A page in the English edition of I Can See You, a picture book showing the bond between mothers and children. The book is also available in Inuinnaqtun. Author Rosemarie Avrana Meyok said she wanted specific cultural details in the images, like floral-print parkas that she remembers from her childhood in the western Arctic. (Image courtesy of Inhabit Media)

Meyok gave advanced copies of the book to her young family members who are learning how to read.

“When it arrived just before Christmas I was ecstatic — it’s beautiful,” she said.

Meyok said she’s dedicating the book to her grandchildren and great-grandchildren and hopes that one day “they will be speaking the language and be able to read it themselves.”

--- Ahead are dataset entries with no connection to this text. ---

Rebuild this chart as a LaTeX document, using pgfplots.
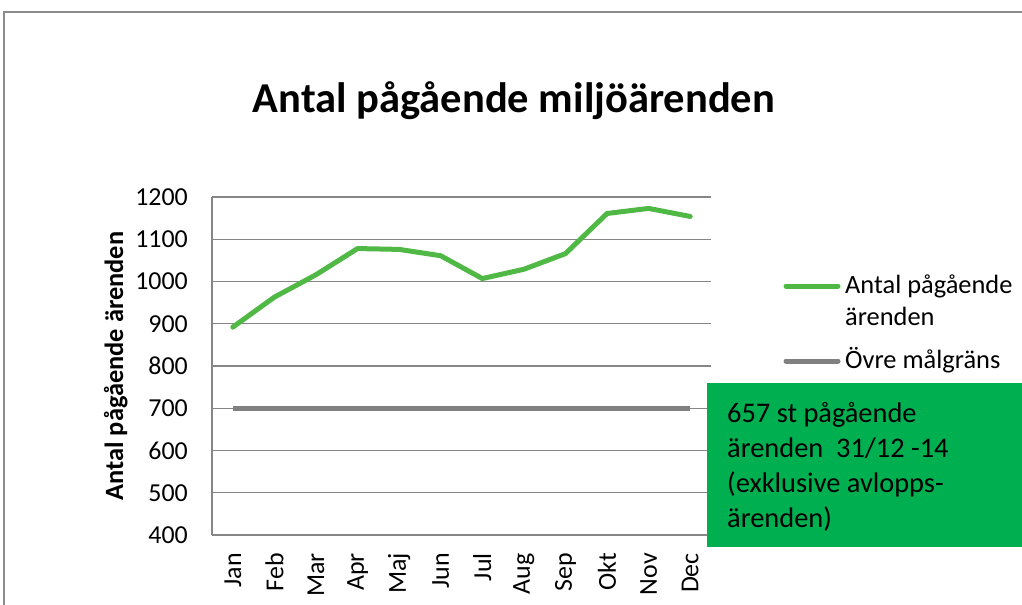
\documentclass[border=0pt]{standalone}
\usepackage{fontspec}
\setmainfont{Carlito}
\usepackage{pgfplots}
\pgfplotsset{compat=1.18}
\definecolor{linegreen}{RGB}{80,185,70}
\definecolor{linegray}{RGB}{128,128,128}
\definecolor{gridgray}{RGB}{134,134,134}
\definecolor{boxgreen}{RGB}{0,176,80}
\definecolor{framegray}{RGB}{140,140,140}
\begin{document}
\begin{tikzpicture}[x=1bp,y=-1bp]
\useasboundingbox (0,0) rectangle (1022,605);
\draw[framegray, line width=1.5bp] (4,605) -- (4,12) -- (1022,12);
\begin{axis}[
  at={(212bp,-535bp)}, anchor=south west,
  scale only axis, width=499bp, height=338bp,
  xmin=-0.5, xmax=11.5, ymin=400, ymax=1200,
  ytick={400,500,...,1200},
  xtick={0,...,11},
  xticklabels={Jan,Feb,Mar,Apr,Maj,Jun,Jul,Aug,Sep,Okt,Nov,Dec},
  axis x line*=bottom, axis y line*=left,
  axis line style={gridgray, line width=1.2bp, -},
  ymajorgrids, grid style={gridgray, line width=1.2bp},
  major tick length=0pt,
  /pgf/number format/assume math mode=true,
  /pgf/number format/1000 sep={},
  ticklabel style={font=\fontsize{26}{30}\selectfont, inner sep=0pt},
  yticklabel style={anchor=east, xshift=-24bp},
  xticklabel style={rotate=90, anchor=east, xshift=-18bp},
  clip=false,
]
\addplot[linegreen, line width=5bp, line join=round, line cap=round] coordinates {
  (0,892) (1,963) (2,1016) (3,1078) (4,1076) (5,1061)
  (6,1007) (7,1029) (8,1066) (9,1161) (10,1173) (11,1154)};
\addplot[linegray, line width=5bp] coordinates {
  (0,700) (1,700) (2,700) (3,700) (4,700) (5,700)
  (6,700) (7,700) (8,700) (9,700) (10,700) (11,700)};
\end{axis}
\node[anchor=base, inner sep=0pt, font=\fontsize{42.7}{50}\selectfont\bfseries] at (514,113) {Antal pågående miljöärenden};
\node[anchor=base, rotate=90, inner sep=0pt, font=\fontsize{26.5}{30}\selectfont\bfseries] at (123,366) {Antal pågående ärenden};
% legend
\draw[linegreen, line width=5bp, line cap=round] (786,286) -- (838,286);
\node[anchor=base west, inner sep=0pt, font=\fontsize{26.5}{30}\selectfont] at (845,294) {Antal pågående};
\node[anchor=base west, inner sep=0pt, font=\fontsize{26.5}{30}\selectfont] at (845,325) {ärenden};
\draw[linegray, line width=5bp, line cap=round] (786,361) -- (838,361);
\node[anchor=base west, inner sep=0pt, font=\fontsize{26.5}{30}\selectfont] at (845,368) {Övre målgräns};
% box
\fill[boxgreen] (707,383) rectangle (1022,547);
\begin{scope}[every node/.style={anchor=base west, inner sep=0pt, font=\fontsize{28.5}{34}\selectfont}]
\node at (727,422) {657 st pågående};
\node at (727,457) {ärenden\ \ 31/12 -14};
\node at (727,492) {(exklusive avlopps-};
\node at (727,527) {ärenden)};
\end{scope}
\end{tikzpicture}
\end{document}
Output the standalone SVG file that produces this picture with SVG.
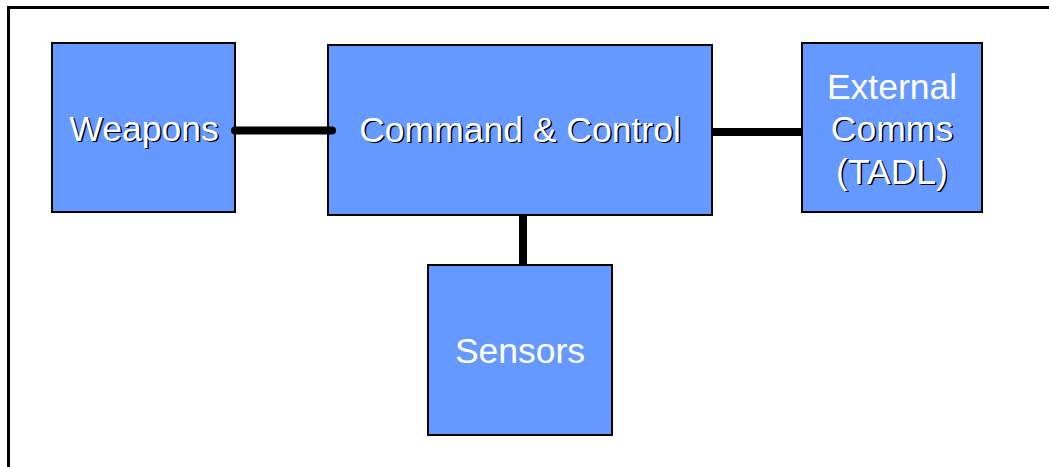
<svg xmlns="http://www.w3.org/2000/svg" width="1049" height="467" viewBox="0 0 1049 467">
  <style>
    .box { fill: #6699ff; stroke: #000; stroke-width: 2; }
    .label { font-family: "Liberation Sans", Arial, sans-serif; font-size: 35.5px; fill: #fff; text-anchor: middle; }
    .shadow { font-family: "Liberation Sans", Arial, sans-serif; font-size: 35.5px; fill: #000; text-anchor: middle; }
    .link { stroke: #000; stroke-width: 8; fill: none; }
  </style>
  <rect width="1049" height="467" fill="#fff"/>
  <!-- frame around the diagram, running past the right and bottom edges -->
  <rect x="8.5" y="7.5" width="1100" height="500" fill="none" stroke="#000" stroke-width="3"/>

  <g id="weapons">
    <rect class="box" x="52" y="43" width="183" height="169"/>
    <text class="shadow" x="145.5" y="142">Weapons</text>
    <text class="label" x="144" y="140.5">Weapons</text>
  </g>

  <g id="command-control">
    <rect class="box" x="328" y="45" width="384" height="170"/>
    <text class="shadow" x="521.5" y="143">Command &amp; Control</text>
    <text class="label" x="520" y="141.5">Command &amp; Control</text>
  </g>

  <g id="external-comms">
    <rect class="box" x="802" y="43" width="180" height="169"/>
    <text class="label" x="892" y="99">External</text>
    <text class="shadow" x="893.5" y="142">Comms</text>
    <text class="label" x="892" y="140.5">Comms</text>
    <text class="shadow" x="893.5" y="185">(TADL)</text>
    <text class="label" x="892" y="183.5">(TADL)</text>
  </g>

  <g id="sensors">
    <rect class="box" x="428" y="265" width="184" height="170"/>
    <text class="label" x="520" y="363">Sensors</text>
  </g>

  <g id="connectors">
    <line class="link" x1="235" y1="130.5" x2="332" y2="130.5" stroke-linecap="round"/>
    <line class="link" x1="712" y1="132" x2="802" y2="132"/>
    <line class="link" x1="523" y1="215" x2="523" y2="265"/>
  </g>
</svg>
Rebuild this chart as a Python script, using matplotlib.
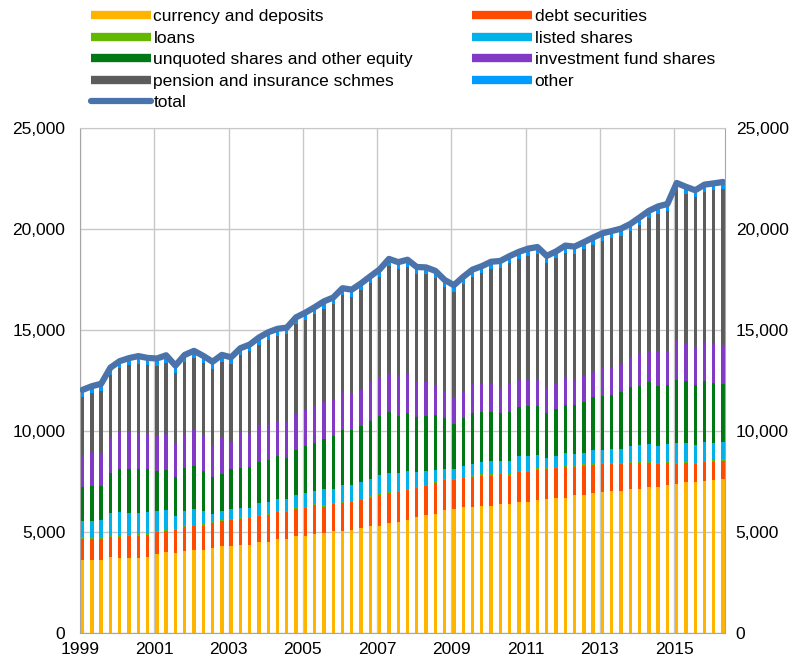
import numpy as np
import matplotlib
matplotlib.use("Agg")
import matplotlib.pyplot as plt
from matplotlib.lines import Line2D
from matplotlib.ticker import FuncFormatter, MultipleLocator

plt.rcParams['font.family'] = ['Liberation Sans', 'DejaVu Sans']

# quarterly data, 1999Q1 .. 2016Q2 (EUR billions)
years = list(range(1999, 2017, 2))

currency = [3630, 3630, 3630, 3750, 3700, 3700, 3730, 3770, 3930, 4000,
            3970, 4080, 4130, 4130, 4220, 4320, 4320, 4350, 4380, 4530,
            4530, 4670, 4670, 4800, 4830, 4930, 4970, 5080, 5080, 5130,
            5220, 5330, 5330, 5470, 5500, 5630, 5750, 5830, 5920, 6080,
            6170, 6250, 6250, 6300, 6300, 6380, 6380, 6500, 6500, 6580,
            6630, 6680, 6680, 6850, 6830, 6920, 6970, 7050, 7050, 7130,
            7130, 7250, 7250, 7330, 7380, 7470, 7470, 7520, 7580, 7630]
debt = [1050, 1030, 1030, 1020, 1070, 1100, 1100, 1100, 1070, 1070,
        1120, 1180, 1170, 1200, 1220, 1230, 1280, 1320, 1330, 1270,
        1330, 1330, 1330, 1330, 1380, 1400, 1300, 1330, 1380, 1370,
        1370, 1380, 1520, 1450, 1470, 1450, 1420, 1470, 1520, 1520,
        1430, 1420, 1500, 1500, 1500, 1500, 1420, 1470, 1470, 1520,
        1500, 1480, 1550, 1370, 1470, 1420, 1420, 1330, 1330, 1300,
        1300, 1180, 1130, 1100, 1000, 970, 920, 950, 920, 920]
loans = [60, 60, 60, 60, 60, 60, 60, 60, 60, 60,
         60, 60, 60, 60, 60, 60, 60, 60, 60, 60,
         60, 60, 60, 60, 60, 60, 60, 60, 60, 60,
         60, 60, 60, 60, 60, 60, 60, 60, 60, 60,
         60, 60, 60, 60, 60, 60, 60, 60, 60, 60,
         60, 60, 60, 60, 60, 60, 60, 60, 60, 60,
         60, 60, 60, 60, 60, 60, 60, 60, 60, 60]
listed = [810, 820, 870, 1140, 1170, 1110, 1070, 1070, 990, 960,
          660, 720, 810, 660, 390, 440, 470, 490, 440, 570,
          570, 570, 570, 640, 660, 660, 810, 690, 810, 770,
          820, 860, 940, 960, 910, 910, 740, 690, 560, 470,
          470, 540, 570, 640, 660, 610, 660, 720, 720, 640,
          490, 570, 640, 610, 570, 660, 640, 690, 690, 770,
          840, 860, 820, 860, 990, 940, 860, 940, 870, 860]
unquoted = [1670, 1750, 1700, 1950, 2130, 2170, 2170, 2130, 2000, 1970,
            1920, 2120, 2100, 2000, 1830, 1830, 2000, 1980, 2000, 2030,
            2100, 2120, 2030, 2220, 2330, 2380, 2500, 2600, 2720, 2720,
            2780, 2870, 2920, 3030, 2830, 2870, 2750, 2720, 2720, 2530,
            2250, 2400, 2530, 2470, 2450, 2370, 2450, 2430, 2520, 2470,
            2230, 2330, 2380, 2420, 2500, 2620, 2630, 2670, 2800, 2920,
            2930, 3070, 3000, 2920, 3120, 3030, 2970, 3000, 2950, 2870]
invfund = [1580, 1670, 1630, 1750, 1830, 1830, 1800, 1800, 1780, 1780,
           1670, 1720, 1780, 1750, 1620, 1830, 1330, 1750, 1720, 1830,
           1780, 1750, 1830, 1780, 1780, 1830, 1830, 1820, 1880, 1830,
           1800, 1920, 1900, 1920, 1980, 1920, 1780, 1650, 1530, 1330,
           1330, 1300, 1420, 1370, 1420, 1270, 1370, 1370, 1330, 1330,
           1270, 1250, 1330, 1250, 1320, 1300, 1420, 1330, 1420, 1450,
           1570, 1550, 1700, 1700, 1950, 1920, 1900, 2000, 1920, 1920]
pension = [2900, 2930, 3070, 3130, 3180, 3300, 3420, 3360, 3420, 3560,
           3500, 3570, 3580, 3570, 3750, 3730, 3850, 3800, 4020, 4000,
           4170, 4220, 4300, 4460, 4470, 4530, 4600, 4700, 4800, 4770,
           4930, 4900, 4980, 5300, 5270, 5290, 5280, 5350, 5270, 5150,
           5180, 5310, 5320, 5490, 5640, 5890, 5990, 5980, 6080, 6170,
           6140, 6190, 6200, 6220, 6270, 6260, 6300, 6440, 6330, 6270,
           6400, 6600, 6810, 6930, 7450, 7350, 7400, 7380, 7630, 7730]
other = [350, 340, 360, 350, 330, 350, 370, 340, 350, 360,
         350, 330, 350, 360, 350, 340, 350, 360, 340, 350,
         360, 350, 340, 350, 360, 350, 360, 340, 350, 360,
         340, 350, 360, 340, 350, 360, 350, 340, 360, 350,
         340, 360, 350, 340, 360, 350, 340, 350, 360, 350,
         360, 340, 350, 360, 340, 350, 360, 340, 350, 360,
         350, 340, 360, 350, 340, 360, 350, 360, 340, 350]

series = [
    ("currency and deposits", currency, "#FFB400"),
    ("debt securities", debt, "#FF4B00"),
    ("loans", loans, "#65B800"),
    ("listed shares", listed, "#00B1EA"),
    ("unquoted shares and other equity", unquoted, "#007816"),
    ("investment fund shares", invfund, "#8139C6"),
    ("pension and insurance schmes", pension, "#5C5C5C"),
    ("other", other, "#009BFF"),
]
total_color = "#4A73AB"

n = len(currency)
x = np.arange(n)
barw = 0.36

fig = plt.figure(figsize=(7.92, 6.61), dpi=100)
ax = fig.add_axes([0.101, 0.042, 0.814, 0.764])

bottom = np.zeros(n)
for name, vals, col in series:
    vals = np.array(vals, dtype=float)
    ax.bar(x + 0.1, vals, width=barw, bottom=bottom, color=col,
           align='edge', linewidth=0, zorder=2)
    bottom += vals
total = bottom
ax.plot(x + 0.1 + barw / 2, total, color=total_color, lw=4.5,
        solid_capstyle='round', solid_joinstyle='round', zorder=3)

ax.set_xlim(0, 69.45)
ax.set_ylim(0, 25000)
ax.yaxis.set_major_locator(MultipleLocator(5000))
ax.set_xticks([(y - 1999) * 4 for y in years])
ax.set_xticklabels([str(y) for y in years])
ax.grid(True, color="#C8C8C8", lw=1, zorder=0)
ax.set_axisbelow(True)
fmt = FuncFormatter(lambda v, p: f"{int(v):,}")
ax.yaxis.set_major_formatter(fmt)
for s in ax.spines.values():
    s.set_color("#A6A6A6")
ax.spines['top'].set_color("#C8C8C8")
ax.tick_params(axis='x', length=0, labelsize=12.5, pad=6)
ax.tick_params(axis='y', length=0, labelsize=12.5, pad=10.5)

ax2 = ax.twinx()
ax2.set_ylim(0, 25000)
ax2.yaxis.set_major_locator(MultipleLocator(5000))
ax2.yaxis.set_major_formatter(fmt)
ax2.tick_params(length=0, labelsize=12.5, pad=8)
for s in ax2.spines.values():
    s.set_visible(False)

handles = [Line2D([], [], color=col, lw=6, solid_capstyle='butt') for _, _, col in series]
labels = [name for name, _, _ in series]
handles.append(Line2D([], [], color=total_color, lw=4.5, solid_capstyle='round'))
labels.append("total")
# order as in reference: rows left/right
order = [0, 2, 4, 6, 8, 1, 3, 5, 7]
leg = fig.legend([handles[i] for i in order], [labels[i] for i in order],
                 loc='upper left', bbox_to_anchor=(0.106, 0.997), ncol=2,
                 frameon=False, fontsize=12.5, handlelength=3.45,
                 handletextpad=0.15, columnspacing=3.4, labelspacing=0.37,
                 borderaxespad=0)

fig.savefig("out.png", dpi=100)
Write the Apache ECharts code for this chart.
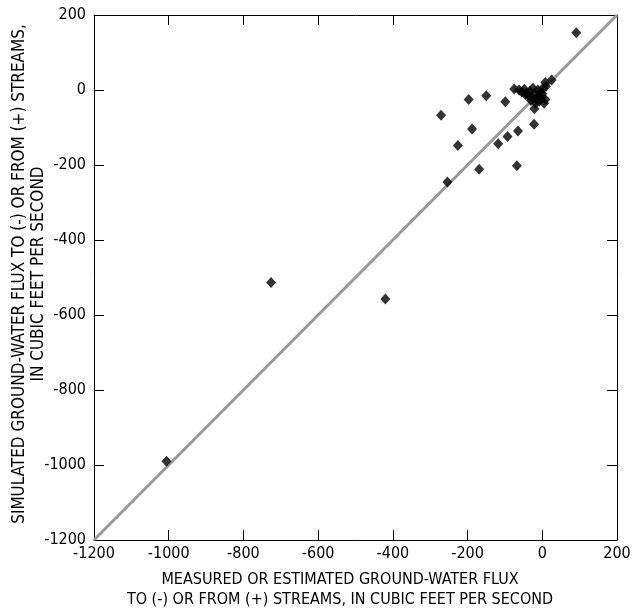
<!DOCTYPE html>
<html><head><meta charset="utf-8">
<script src="https://cdn.jsdelivr.net/npm/echarts@6/dist/echarts.min.js"></script>
<style>html,body{margin:0;padding:0;background:#fff}#c{width:636px;height:612px}</style>
</head><body><div id="c"></div>
<script>
var xTicks = [-1200,-1000,-800,-600,-400,-200,0,200];
var yTicks = [-1200,-1000,-800,-600,-400,-200,0,200];
var measured = [-1006,-726,-420,91,-271,-197,-150,-99,-188,-226,-118,-93,-65,-22,-21,-169,-68,-254,25,
  -75,-62,-55,-48,-42,-38,-33,-28,-25,-20,-15,-12,-10,-8,-5,-3,0,2,5,8,10,8,-45,-30,-18];
var simulated = [-990,-513,-557,153,-67,-25,-15,-31,-104,-148,-143,-124,-109,-91,-50,-211,-202,-245,27,
  3,0,-5,2,-8,-15,-3,-20,5,-10,-25,0,-15,-30,-5,-20,-10,5,-35,-25,10,20,-12,-28,-35];
var lineX = [-1200,200];
var lineY = [-1200,200];
var xTitle1 = 'MEASURED OR ESTIMATED GROUND-WATER FLUX';
var xTitle2 = 'TO (-) OR FROM (+) STREAMS, IN CUBIC FEET PER SECOND';
var yTitle1 = 'SIMULATED GROUND-WATER FLUX TO (-) OR FROM (+) STREAMS,';
var yTitle2 = 'IN CUBIC FEET PER SECOND';

var FONT = "'Liberation Sans Narrow','DejaVu Sans Condensed',sans-serif";
var pts = measured.map(function(v,i){return [v, simulated[i]];});
var linePts = lineX.map(function(v,i){return [v, lineY[i]];});
var chart = echarts.init(document.getElementById('c'), null, {renderer:'canvas'});
function fmt(v){ return String(v); }
var axCommon = {
  type:'value', min:xTicks[0], max:xTicks[xTicks.length-1], interval:200,
  axisLine:{show:true, onZero:false, lineStyle:{color:'#000', width:1}},
  axisTick:{show:true, inside:true, length:10, lineStyle:{color:'#000'}},
  splitLine:{show:false}
};
chart.setOption({
  animation:false,
  grid:{left:94, right:19, top:15, bottom:72, show:false},
  xAxis:[
    Object.assign({}, axCommon, {position:'bottom', axisLabel:{color:'#000', fontFamily:FONT, fontSize:16, margin:6, formatter:fmt}}),
    Object.assign({}, axCommon, {position:'top', axisLabel:{show:false}})
  ],
  yAxis:[
    Object.assign({}, axCommon, {min:yTicks[0], max:yTicks[yTicks.length-1], position:'left', axisLabel:{color:'#000', fontFamily:FONT, fontSize:16, margin:8, formatter:fmt}}),
    Object.assign({}, axCommon, {min:yTicks[0], max:yTicks[yTicks.length-1], position:'right', axisLabel:{show:false}})
  ],
  graphic:[
    {type:'text', x:340, y:580, style:{text:xTitle1, font:'16px '+FONT, fill:'#000', textAlign:'center', textVerticalAlign:'middle'}},
    {type:'text', x:340, y:600, style:{text:xTitle2, font:'16px '+FONT, fill:'#000', textAlign:'center', textVerticalAlign:'middle'}},
    {type:'text', rotation:Math.PI/2, x:20, y:274, style:{text:yTitle1, font:'17px '+FONT, fill:'#000', textAlign:'center', textVerticalAlign:'middle'}},
    {type:'text', rotation:Math.PI/2, x:39, y:274, style:{text:yTitle2, font:'17px '+FONT, fill:'#000', textAlign:'center', textVerticalAlign:'middle'}}
  ],
  series:[
    {type:'line', data:linePts, symbol:'none', lineStyle:{color:'#999', width:3}, silent:true, z:1},
    {type:'scatter', data:pts, symbol:'diamond', symbolSize:[10,11], itemStyle:{color:'#000'}, z:2}
  ]
});
</script></body></html>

The timing is appropriate, as the book is enjoying its official release in the same month that Nunavut is marking an annual language celebration called Uqausirmut Quviasuutiqarniq.

Meyok has a few projects on the go with Inhabit Media, including working on transcribing and translating handwritten stories her father’s cousin would tell her as a child.

“Our languages are important for future generations to know and speak, as our ancestors did, to look at the land, to look at the environment, to look at each other, as our ancestors did, to speak to each other, to call each other not by their given name, but the relationship they have with each other,” said Meyok.

She hopes her work in language education, and her latest foray into picture books, will help future teachers promote Inuinnaqtun learning too.

“I’m very glad that our younger teachers and the younger generation are learning a new standardized writing system that best represents the spoken language of our ancestors,” she said.